EXTRACTED RECORDS:
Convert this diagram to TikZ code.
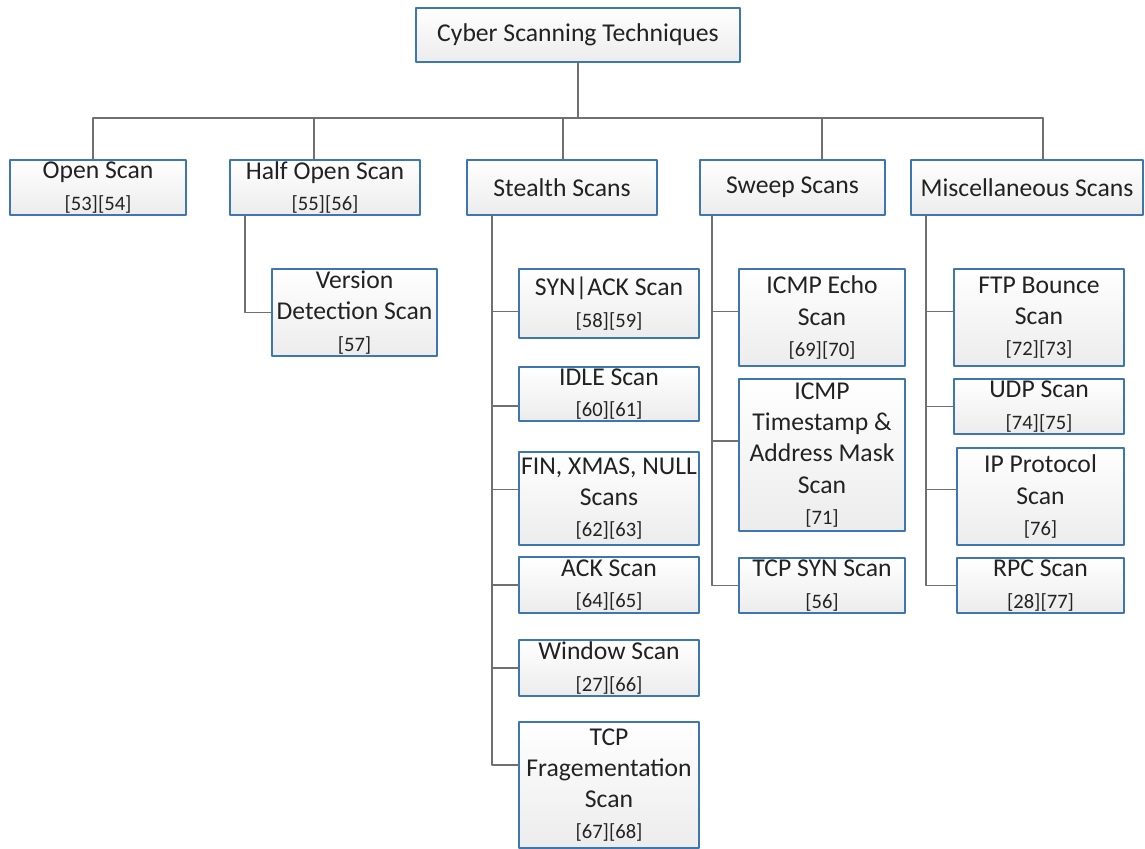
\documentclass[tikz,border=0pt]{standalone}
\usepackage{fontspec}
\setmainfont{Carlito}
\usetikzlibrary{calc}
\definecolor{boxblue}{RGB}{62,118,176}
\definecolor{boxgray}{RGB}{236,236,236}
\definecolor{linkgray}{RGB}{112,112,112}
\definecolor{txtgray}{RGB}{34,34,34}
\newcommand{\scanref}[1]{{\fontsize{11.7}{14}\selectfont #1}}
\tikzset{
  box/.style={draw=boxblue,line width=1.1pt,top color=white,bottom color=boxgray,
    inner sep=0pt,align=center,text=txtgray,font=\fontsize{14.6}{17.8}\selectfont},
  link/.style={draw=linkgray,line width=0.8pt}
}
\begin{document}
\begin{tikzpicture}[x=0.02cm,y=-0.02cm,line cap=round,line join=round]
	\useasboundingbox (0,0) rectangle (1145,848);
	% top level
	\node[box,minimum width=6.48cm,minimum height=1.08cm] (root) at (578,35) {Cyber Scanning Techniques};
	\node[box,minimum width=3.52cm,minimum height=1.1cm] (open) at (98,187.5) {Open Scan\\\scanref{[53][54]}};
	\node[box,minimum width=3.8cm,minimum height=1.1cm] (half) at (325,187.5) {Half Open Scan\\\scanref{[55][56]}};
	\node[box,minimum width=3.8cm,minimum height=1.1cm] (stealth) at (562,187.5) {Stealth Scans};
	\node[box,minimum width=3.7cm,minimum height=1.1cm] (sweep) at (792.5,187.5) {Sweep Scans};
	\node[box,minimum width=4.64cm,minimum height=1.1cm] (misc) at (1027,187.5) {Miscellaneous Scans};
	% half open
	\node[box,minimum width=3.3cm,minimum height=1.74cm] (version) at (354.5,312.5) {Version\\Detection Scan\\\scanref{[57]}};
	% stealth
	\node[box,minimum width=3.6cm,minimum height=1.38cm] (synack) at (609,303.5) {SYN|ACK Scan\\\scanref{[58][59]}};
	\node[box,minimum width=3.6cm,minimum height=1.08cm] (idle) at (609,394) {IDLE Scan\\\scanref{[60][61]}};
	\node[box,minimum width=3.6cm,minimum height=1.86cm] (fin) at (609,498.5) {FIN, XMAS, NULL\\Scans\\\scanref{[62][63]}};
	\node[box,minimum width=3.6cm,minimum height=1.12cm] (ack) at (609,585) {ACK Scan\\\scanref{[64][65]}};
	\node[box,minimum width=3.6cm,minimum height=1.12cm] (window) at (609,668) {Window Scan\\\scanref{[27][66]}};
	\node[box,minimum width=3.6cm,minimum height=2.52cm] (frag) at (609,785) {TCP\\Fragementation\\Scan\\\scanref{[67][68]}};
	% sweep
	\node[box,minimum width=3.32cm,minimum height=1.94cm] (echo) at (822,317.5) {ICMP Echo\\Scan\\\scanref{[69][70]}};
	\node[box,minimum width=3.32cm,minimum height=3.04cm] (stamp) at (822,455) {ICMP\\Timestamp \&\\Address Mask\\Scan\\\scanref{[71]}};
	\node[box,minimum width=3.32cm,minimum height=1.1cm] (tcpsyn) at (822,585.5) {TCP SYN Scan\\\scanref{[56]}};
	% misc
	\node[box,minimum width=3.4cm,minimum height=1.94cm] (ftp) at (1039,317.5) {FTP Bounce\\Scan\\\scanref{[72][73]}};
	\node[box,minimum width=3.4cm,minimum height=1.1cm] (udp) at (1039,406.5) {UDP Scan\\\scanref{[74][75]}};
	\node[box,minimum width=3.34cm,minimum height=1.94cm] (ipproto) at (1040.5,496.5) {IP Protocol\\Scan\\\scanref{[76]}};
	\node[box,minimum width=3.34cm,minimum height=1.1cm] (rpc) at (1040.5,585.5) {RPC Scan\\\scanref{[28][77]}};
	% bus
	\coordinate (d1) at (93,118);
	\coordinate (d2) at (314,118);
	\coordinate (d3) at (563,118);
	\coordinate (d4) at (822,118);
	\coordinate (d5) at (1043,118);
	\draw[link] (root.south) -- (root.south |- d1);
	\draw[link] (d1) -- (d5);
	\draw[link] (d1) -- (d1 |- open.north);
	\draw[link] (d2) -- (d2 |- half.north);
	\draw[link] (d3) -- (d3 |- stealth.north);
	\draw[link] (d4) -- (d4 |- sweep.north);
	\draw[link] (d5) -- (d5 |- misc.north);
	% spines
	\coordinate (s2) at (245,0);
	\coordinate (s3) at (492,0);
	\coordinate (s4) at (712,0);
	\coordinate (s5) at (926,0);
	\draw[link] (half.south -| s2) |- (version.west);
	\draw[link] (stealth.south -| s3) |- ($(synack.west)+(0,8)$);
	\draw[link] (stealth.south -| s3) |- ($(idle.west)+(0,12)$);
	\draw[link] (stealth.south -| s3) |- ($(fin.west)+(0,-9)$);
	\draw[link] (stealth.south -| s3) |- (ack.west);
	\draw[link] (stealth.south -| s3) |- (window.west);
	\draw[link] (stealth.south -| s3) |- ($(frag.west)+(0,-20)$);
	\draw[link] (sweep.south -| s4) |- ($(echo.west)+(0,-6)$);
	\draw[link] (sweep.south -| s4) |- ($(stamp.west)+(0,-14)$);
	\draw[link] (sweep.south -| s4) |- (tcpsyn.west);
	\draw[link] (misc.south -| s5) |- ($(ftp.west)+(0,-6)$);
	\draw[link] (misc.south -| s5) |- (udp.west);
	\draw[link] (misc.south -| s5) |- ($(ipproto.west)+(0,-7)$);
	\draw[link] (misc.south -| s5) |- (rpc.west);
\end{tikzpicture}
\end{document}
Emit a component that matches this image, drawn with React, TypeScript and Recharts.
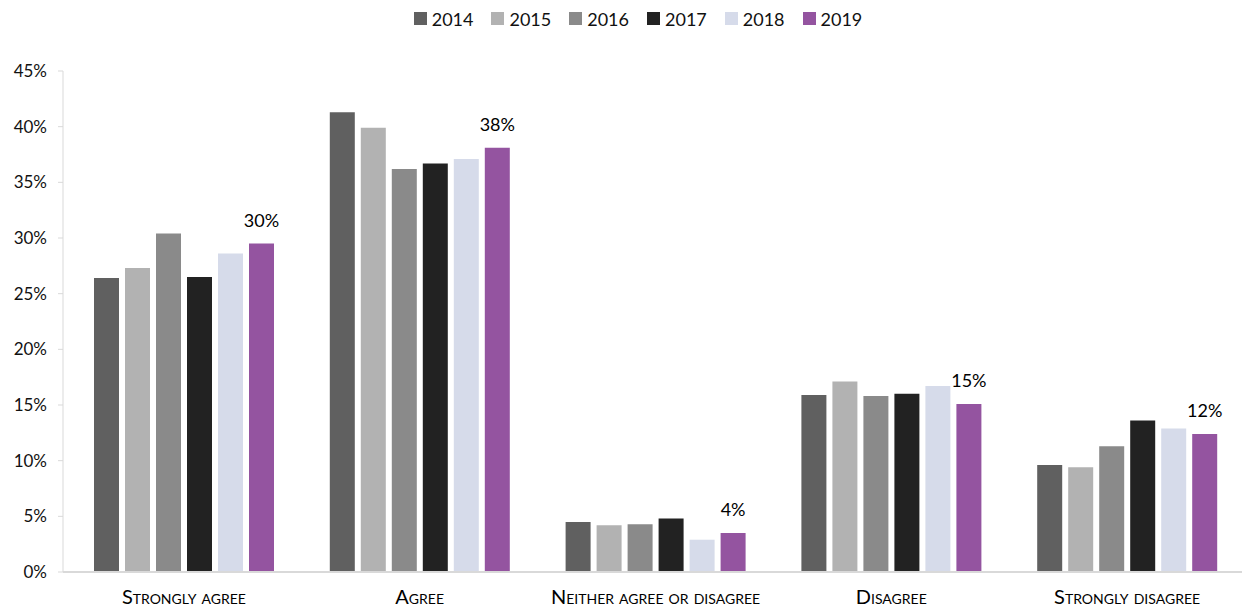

EXERCISE REQUIREMENTS:
Pictures don't belong in the copy. Transcribe every record exactly as it appears.

EXERCISE OUTPUT:
Convert this diagram to TikZ code.
\documentclass[tikz,border=0pt]{standalone}
\usepackage{fontspec}
\setmainfont{Carlito}
\usetikzlibrary{calc}
\definecolor{boxblue}{RGB}{62,118,176}
\definecolor{boxgray}{RGB}{236,236,236}
\definecolor{linkgray}{RGB}{112,112,112}
\definecolor{txtgray}{RGB}{34,34,34}
\newcommand{\scanref}[1]{{\fontsize{11.7}{14}\selectfont #1}}
\tikzset{
  box/.style={draw=boxblue,line width=1.1pt,top color=white,bottom color=boxgray,
    inner sep=0pt,align=center,text=txtgray,font=\fontsize{14.6}{17.8}\selectfont},
  link/.style={draw=linkgray,line width=0.8pt}
}
\begin{document}
\begin{tikzpicture}[x=0.02cm,y=-0.02cm,line cap=round,line join=round]
	\useasboundingbox (0,0) rectangle (1145,848);
	% top level
	\node[box,minimum width=6.48cm,minimum height=1.08cm] (root) at (578,35) {Cyber Scanning Techniques};
	\node[box,minimum width=3.52cm,minimum height=1.1cm] (open) at (98,187.5) {Open Scan\\\scanref{[53][54]}};
	\node[box,minimum width=3.8cm,minimum height=1.1cm] (half) at (325,187.5) {Half Open Scan\\\scanref{[55][56]}};
	\node[box,minimum width=3.8cm,minimum height=1.1cm] (stealth) at (562,187.5) {Stealth Scans};
	\node[box,minimum width=3.7cm,minimum height=1.1cm] (sweep) at (792.5,187.5) {Sweep Scans};
	\node[box,minimum width=4.64cm,minimum height=1.1cm] (misc) at (1027,187.5) {Miscellaneous Scans};
	% half open
	\node[box,minimum width=3.3cm,minimum height=1.74cm] (version) at (354.5,312.5) {Version\\Detection Scan\\\scanref{[57]}};
	% stealth
	\node[box,minimum width=3.6cm,minimum height=1.38cm] (synack) at (609,303.5) {SYN|ACK Scan\\\scanref{[58][59]}};
	\node[box,minimum width=3.6cm,minimum height=1.08cm] (idle) at (609,394) {IDLE Scan\\\scanref{[60][61]}};
	\node[box,minimum width=3.6cm,minimum height=1.86cm] (fin) at (609,498.5) {FIN, XMAS, NULL\\Scans\\\scanref{[62][63]}};
	\node[box,minimum width=3.6cm,minimum height=1.12cm] (ack) at (609,585) {ACK Scan\\\scanref{[64][65]}};
	\node[box,minimum width=3.6cm,minimum height=1.12cm] (window) at (609,668) {Window Scan\\\scanref{[27][66]}};
	\node[box,minimum width=3.6cm,minimum height=2.52cm] (frag) at (609,785) {TCP\\Fragementation\\Scan\\\scanref{[67][68]}};
	% sweep
	\node[box,minimum width=3.32cm,minimum height=1.94cm] (echo) at (822,317.5) {ICMP Echo\\Scan\\\scanref{[69][70]}};
	\node[box,minimum width=3.32cm,minimum height=3.04cm] (stamp) at (822,455) {ICMP\\Timestamp \&\\Address Mask\\Scan\\\scanref{[71]}};
	\node[box,minimum width=3.32cm,minimum height=1.1cm] (tcpsyn) at (822,585.5) {TCP SYN Scan\\\scanref{[56]}};
	% misc
	\node[box,minimum width=3.4cm,minimum height=1.94cm] (ftp) at (1039,317.5) {FTP Bounce\\Scan\\\scanref{[72][73]}};
	\node[box,minimum width=3.4cm,minimum height=1.1cm] (udp) at (1039,406.5) {UDP Scan\\\scanref{[74][75]}};
	\node[box,minimum width=3.34cm,minimum height=1.94cm] (ipproto) at (1040.5,496.5) {IP Protocol\\Scan\\\scanref{[76]}};
	\node[box,minimum width=3.34cm,minimum height=1.1cm] (rpc) at (1040.5,585.5) {RPC Scan\\\scanref{[28][77]}};
	% bus
	\coordinate (d1) at (93,118);
	\coordinate (d2) at (314,118);
	\coordinate (d3) at (563,118);
	\coordinate (d4) at (822,118);
	\coordinate (d5) at (1043,118);
	\draw[link] (root.south) -- (root.south |- d1);
	\draw[link] (d1) -- (d5);
	\draw[link] (d1) -- (d1 |- open.north);
	\draw[link] (d2) -- (d2 |- half.north);
	\draw[link] (d3) -- (d3 |- stealth.north);
	\draw[link] (d4) -- (d4 |- sweep.north);
	\draw[link] (d5) -- (d5 |- misc.north);
	% spines
	\coordinate (s2) at (245,0);
	\coordinate (s3) at (492,0);
	\coordinate (s4) at (712,0);
	\coordinate (s5) at (926,0);
	\draw[link] (half.south -| s2) |- (version.west);
	\draw[link] (stealth.south -| s3) |- ($(synack.west)+(0,8)$);
	\draw[link] (stealth.south -| s3) |- ($(idle.west)+(0,12)$);
	\draw[link] (stealth.south -| s3) |- ($(fin.west)+(0,-9)$);
	\draw[link] (stealth.south -| s3) |- (ack.west);
	\draw[link] (stealth.south -| s3) |- (window.west);
	\draw[link] (stealth.south -| s3) |- ($(frag.west)+(0,-20)$);
	\draw[link] (sweep.south -| s4) |- ($(echo.west)+(0,-6)$);
	\draw[link] (sweep.south -| s4) |- ($(stamp.west)+(0,-14)$);
	\draw[link] (sweep.south -| s4) |- (tcpsyn.west);
	\draw[link] (misc.south -| s5) |- ($(ftp.west)+(0,-6)$);
	\draw[link] (misc.south -| s5) |- (udp.west);
	\draw[link] (misc.south -| s5) |- ($(ipproto.west)+(0,-7)$);
	\draw[link] (misc.south -| s5) |- (rpc.west);
\end{tikzpicture}
\end{document}
Emit a component that matches this image, drawn with React, TypeScript and Recharts.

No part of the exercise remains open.